According to the last intelligence Kossuth had set out
on a tour to the other great cities of the Unionto
Annapolis, Baltimore, Cincinnati, St. Louis, New
Orleans, Charleston, Albany, Buffalo. He was to
return to New York, and start for England from Boston.

A fire has taken place in the capitol of Washington,
which has burnt the Congressional library; upwards
of 35,000 volumes were destroyed, together with
manuscripts, paintings, and maps. The declaration of
independence was fortunately preserved.

The immigration into New York for the year 1851
was 289,600, of which 163,256 were from Ireland, 28,553
from England, and 69,883 from Germany.

The New York "National Police Gazette" contains
a mass of shocking details relative to the proceedings
of the Mormons at the Salt Lake. A correspondent of
that paper, writing from Utah, says: "The pluralist
wife system is in full vogue here. Governor Young is
said to have ninety wives. He drove along the streets
a few days ago with sixteen of them in a long carriage,
fourteen of them having each an infant at her bosom.
It is said Heber C. Kimball, one of the triune council,
and the second person in the Trinity, has almost an
equal number, and among them are a mother and her
two daughters. Each man may have as many wives as he
can maintain, that is, after the women have been
picked and culled by the head men. Whole pages might
be filled with the surprising disgusting details of the
state of affairs here." It is a lamentable fact that, at
the present time, numbers of people are leaving Great
Britain to join the Mormons, notwithstanding the
disclosures that are so constantly made.

A frightful catastrophe occurred at New York on the
12th inst., in a building owned by the Commissioners of
Emigration, for the reception of the newly-arrived
emigrants. The building is five stories high, and each
floor appropriated for the emigrantsthe upper rooms
principally for the women, and the lower part for the
men. It seems that between nine and ten o'clock at
night the City-hall bell rung an alarm of fire, and some
of the women on the upper floors called out "Fire,"
which instantly created a panic of alarm on each floor
among them, and a general rush was made for the
stairway, which being very contracted, they fell one on
the top of each other, creating an awful state of
confusion.
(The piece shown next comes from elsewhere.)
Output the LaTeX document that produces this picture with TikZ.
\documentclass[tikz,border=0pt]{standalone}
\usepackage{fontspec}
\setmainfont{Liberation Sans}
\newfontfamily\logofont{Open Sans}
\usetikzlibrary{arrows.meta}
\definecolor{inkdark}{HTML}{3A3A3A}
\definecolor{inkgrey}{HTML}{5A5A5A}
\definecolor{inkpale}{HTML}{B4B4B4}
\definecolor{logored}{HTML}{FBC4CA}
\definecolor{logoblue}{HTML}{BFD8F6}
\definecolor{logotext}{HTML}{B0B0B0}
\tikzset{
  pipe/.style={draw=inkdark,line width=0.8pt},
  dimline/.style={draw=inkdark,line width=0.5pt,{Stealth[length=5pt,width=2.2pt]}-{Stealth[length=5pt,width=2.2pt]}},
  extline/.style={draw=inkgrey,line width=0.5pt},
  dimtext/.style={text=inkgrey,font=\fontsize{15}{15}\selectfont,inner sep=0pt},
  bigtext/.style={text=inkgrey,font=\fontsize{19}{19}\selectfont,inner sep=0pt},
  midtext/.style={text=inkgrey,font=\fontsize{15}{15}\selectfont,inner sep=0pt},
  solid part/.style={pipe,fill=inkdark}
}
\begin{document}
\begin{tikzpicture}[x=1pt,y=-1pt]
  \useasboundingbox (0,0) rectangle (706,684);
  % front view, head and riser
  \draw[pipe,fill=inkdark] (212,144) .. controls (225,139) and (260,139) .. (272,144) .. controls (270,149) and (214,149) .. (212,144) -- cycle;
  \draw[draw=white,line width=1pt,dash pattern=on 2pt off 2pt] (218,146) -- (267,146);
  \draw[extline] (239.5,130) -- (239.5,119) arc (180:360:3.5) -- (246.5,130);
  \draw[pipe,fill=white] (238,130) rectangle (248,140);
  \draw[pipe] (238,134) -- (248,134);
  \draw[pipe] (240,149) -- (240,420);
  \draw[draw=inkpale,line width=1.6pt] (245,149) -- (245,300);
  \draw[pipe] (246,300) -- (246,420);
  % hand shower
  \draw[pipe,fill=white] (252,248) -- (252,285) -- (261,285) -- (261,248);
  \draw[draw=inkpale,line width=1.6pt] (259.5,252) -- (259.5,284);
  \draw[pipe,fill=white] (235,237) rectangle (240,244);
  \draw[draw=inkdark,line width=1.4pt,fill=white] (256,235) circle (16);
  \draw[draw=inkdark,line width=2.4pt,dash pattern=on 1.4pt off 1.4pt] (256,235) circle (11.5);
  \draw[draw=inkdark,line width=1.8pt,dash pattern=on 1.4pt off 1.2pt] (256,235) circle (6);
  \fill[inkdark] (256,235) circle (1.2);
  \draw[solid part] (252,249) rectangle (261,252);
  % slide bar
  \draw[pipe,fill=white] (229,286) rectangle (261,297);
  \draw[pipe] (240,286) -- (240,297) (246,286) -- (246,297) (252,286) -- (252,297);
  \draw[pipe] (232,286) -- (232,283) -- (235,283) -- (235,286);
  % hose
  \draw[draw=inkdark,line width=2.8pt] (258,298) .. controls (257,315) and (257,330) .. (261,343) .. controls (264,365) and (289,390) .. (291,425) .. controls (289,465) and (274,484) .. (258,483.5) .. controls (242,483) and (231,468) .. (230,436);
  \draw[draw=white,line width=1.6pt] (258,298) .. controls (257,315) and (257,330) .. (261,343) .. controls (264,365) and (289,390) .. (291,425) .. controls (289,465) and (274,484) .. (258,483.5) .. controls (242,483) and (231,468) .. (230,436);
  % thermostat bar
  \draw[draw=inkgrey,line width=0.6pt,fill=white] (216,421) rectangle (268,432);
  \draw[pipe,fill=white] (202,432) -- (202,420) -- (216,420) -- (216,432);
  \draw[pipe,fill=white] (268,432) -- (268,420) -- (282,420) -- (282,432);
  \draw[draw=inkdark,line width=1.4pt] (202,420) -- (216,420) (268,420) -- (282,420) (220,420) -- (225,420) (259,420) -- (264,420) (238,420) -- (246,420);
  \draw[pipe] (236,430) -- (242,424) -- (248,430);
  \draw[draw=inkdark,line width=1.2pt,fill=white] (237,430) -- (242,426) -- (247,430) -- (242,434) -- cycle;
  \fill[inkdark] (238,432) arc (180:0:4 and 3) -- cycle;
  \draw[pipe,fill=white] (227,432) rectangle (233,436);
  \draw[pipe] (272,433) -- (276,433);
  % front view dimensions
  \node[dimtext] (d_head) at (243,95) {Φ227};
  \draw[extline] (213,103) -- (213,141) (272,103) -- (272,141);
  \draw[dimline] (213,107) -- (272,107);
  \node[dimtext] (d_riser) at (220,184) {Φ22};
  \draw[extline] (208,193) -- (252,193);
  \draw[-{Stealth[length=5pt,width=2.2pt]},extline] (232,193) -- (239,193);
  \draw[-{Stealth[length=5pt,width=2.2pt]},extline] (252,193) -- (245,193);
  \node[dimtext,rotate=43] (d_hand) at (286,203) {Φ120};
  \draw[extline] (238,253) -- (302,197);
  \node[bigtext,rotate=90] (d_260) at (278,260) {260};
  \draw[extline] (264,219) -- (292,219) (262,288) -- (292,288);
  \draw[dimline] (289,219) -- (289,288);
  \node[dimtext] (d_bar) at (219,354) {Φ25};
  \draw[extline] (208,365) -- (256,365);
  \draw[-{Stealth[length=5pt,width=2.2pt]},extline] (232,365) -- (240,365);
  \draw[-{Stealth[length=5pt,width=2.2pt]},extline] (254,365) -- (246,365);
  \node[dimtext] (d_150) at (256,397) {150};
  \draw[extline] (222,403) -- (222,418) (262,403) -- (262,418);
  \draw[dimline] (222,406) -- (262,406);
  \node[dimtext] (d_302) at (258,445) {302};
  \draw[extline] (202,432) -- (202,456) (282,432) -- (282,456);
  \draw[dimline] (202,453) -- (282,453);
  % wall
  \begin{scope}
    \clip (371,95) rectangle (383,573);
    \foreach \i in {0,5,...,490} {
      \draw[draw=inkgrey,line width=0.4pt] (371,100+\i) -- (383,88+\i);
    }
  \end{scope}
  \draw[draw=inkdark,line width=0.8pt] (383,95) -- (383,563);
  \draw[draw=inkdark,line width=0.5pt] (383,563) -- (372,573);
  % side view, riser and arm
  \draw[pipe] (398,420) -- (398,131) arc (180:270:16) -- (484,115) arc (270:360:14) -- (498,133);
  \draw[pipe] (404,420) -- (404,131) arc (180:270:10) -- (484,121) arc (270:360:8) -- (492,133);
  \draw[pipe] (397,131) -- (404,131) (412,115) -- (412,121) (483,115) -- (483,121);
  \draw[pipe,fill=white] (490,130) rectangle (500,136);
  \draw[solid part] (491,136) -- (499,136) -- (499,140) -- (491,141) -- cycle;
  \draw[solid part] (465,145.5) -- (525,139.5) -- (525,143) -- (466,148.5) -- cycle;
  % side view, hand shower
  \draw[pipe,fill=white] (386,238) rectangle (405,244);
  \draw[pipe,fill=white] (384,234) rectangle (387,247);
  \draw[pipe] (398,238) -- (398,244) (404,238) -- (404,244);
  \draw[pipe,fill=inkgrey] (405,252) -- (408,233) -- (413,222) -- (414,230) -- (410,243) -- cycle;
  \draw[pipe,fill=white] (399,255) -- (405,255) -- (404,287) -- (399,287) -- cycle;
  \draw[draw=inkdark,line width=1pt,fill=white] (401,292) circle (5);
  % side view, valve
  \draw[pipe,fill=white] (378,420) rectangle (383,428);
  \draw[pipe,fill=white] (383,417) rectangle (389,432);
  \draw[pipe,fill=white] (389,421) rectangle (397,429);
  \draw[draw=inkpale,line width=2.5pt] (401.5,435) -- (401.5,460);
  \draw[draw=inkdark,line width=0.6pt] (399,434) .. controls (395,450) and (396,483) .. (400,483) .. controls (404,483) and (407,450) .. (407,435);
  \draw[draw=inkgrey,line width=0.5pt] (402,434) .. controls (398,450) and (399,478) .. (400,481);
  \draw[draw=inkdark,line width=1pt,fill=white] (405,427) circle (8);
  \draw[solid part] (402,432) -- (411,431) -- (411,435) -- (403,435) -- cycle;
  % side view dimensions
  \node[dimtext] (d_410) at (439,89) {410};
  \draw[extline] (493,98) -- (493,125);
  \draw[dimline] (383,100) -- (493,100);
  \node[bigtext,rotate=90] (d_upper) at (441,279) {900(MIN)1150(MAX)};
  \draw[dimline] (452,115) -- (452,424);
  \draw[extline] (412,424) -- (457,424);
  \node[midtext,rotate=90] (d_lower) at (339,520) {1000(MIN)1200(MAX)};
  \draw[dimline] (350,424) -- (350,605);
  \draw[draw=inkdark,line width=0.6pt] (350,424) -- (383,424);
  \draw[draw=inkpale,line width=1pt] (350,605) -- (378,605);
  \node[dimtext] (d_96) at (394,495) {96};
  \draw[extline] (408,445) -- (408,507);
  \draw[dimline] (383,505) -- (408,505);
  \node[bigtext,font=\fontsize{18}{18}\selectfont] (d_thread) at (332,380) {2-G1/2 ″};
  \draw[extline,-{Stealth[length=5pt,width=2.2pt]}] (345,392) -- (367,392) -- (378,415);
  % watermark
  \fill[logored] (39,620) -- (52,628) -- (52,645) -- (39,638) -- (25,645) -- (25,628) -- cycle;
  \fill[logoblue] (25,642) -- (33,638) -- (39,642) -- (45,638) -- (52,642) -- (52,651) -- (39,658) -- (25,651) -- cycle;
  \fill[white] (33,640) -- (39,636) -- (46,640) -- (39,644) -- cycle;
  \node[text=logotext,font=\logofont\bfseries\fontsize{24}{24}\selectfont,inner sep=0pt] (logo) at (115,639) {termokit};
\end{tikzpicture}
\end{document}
So terrified were some, that they broke out the
second and third story windows and sprang out, falling
with deadly violence in the yard below. The screams
and cries of the affrighted women and children soon
called the aid of the police, who rendered every assistance
in their power. Six dead bodies were conveyed to the
station-house, and eight persons were conveyed to the
city hospital with broken arms and bodily injuries, some
of whom were not expected to survive. Those killed
were all children, except one, a young woman about
twenty years of age. They were all suffocated by the
number of persons crowded on them. At the time the
alarm was given there were about 480 emigrants in the
building, the larger proportion women and children.
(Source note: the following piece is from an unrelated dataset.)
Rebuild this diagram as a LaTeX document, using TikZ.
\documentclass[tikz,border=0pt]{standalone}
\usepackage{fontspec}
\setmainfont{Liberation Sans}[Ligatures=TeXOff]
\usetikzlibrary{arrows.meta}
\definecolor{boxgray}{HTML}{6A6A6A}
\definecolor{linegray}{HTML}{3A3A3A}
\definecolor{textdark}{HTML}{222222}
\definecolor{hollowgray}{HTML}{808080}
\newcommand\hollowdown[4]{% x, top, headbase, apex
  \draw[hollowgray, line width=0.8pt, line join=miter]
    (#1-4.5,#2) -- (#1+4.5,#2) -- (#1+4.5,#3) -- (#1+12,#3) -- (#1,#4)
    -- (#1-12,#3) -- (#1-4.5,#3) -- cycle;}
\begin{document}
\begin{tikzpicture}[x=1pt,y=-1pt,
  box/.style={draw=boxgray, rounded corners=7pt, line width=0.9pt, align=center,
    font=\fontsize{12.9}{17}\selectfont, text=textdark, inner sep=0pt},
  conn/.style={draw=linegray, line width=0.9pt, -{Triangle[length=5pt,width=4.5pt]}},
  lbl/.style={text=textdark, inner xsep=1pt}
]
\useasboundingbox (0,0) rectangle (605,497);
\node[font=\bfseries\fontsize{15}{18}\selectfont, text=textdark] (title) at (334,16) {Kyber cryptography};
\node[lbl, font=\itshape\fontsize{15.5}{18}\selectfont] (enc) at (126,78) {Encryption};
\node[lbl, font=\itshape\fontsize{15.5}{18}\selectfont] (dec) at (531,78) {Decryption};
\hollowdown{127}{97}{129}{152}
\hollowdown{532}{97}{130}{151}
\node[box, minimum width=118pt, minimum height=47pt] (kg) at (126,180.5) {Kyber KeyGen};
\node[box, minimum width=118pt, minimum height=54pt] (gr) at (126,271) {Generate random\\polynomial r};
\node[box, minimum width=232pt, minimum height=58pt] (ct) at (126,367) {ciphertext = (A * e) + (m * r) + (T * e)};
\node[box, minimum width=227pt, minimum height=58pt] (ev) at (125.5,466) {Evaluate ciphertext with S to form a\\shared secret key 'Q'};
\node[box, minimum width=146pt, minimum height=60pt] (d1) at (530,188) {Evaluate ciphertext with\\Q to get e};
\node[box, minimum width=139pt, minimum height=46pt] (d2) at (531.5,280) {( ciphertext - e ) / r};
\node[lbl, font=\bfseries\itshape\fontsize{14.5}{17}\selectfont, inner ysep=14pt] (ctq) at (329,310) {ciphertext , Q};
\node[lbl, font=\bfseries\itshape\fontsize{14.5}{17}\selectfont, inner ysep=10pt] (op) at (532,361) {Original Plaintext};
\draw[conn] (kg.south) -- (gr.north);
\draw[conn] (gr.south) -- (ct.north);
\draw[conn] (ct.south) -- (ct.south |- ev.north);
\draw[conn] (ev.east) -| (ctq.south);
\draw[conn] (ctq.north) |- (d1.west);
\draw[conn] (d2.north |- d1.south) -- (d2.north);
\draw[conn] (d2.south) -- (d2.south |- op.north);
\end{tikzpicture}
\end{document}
The dates from Mexico are to the 20th of December.
Congress had adjourned on the 14th. President Arista
delivered an address upon the occasion, in which he
referred to the financial difficulties of the country, and
stated that they were still more urgent and menacing
than ever, and could only be surmounted by acts of
patriotic abnegation. The defeat of the attempted
revolution in the neighbourhood of the United States'
frontier furnished a strong topic of congratulation, and
the speech ended by an appeal to the spirit of the
people to preserve the independence of their country.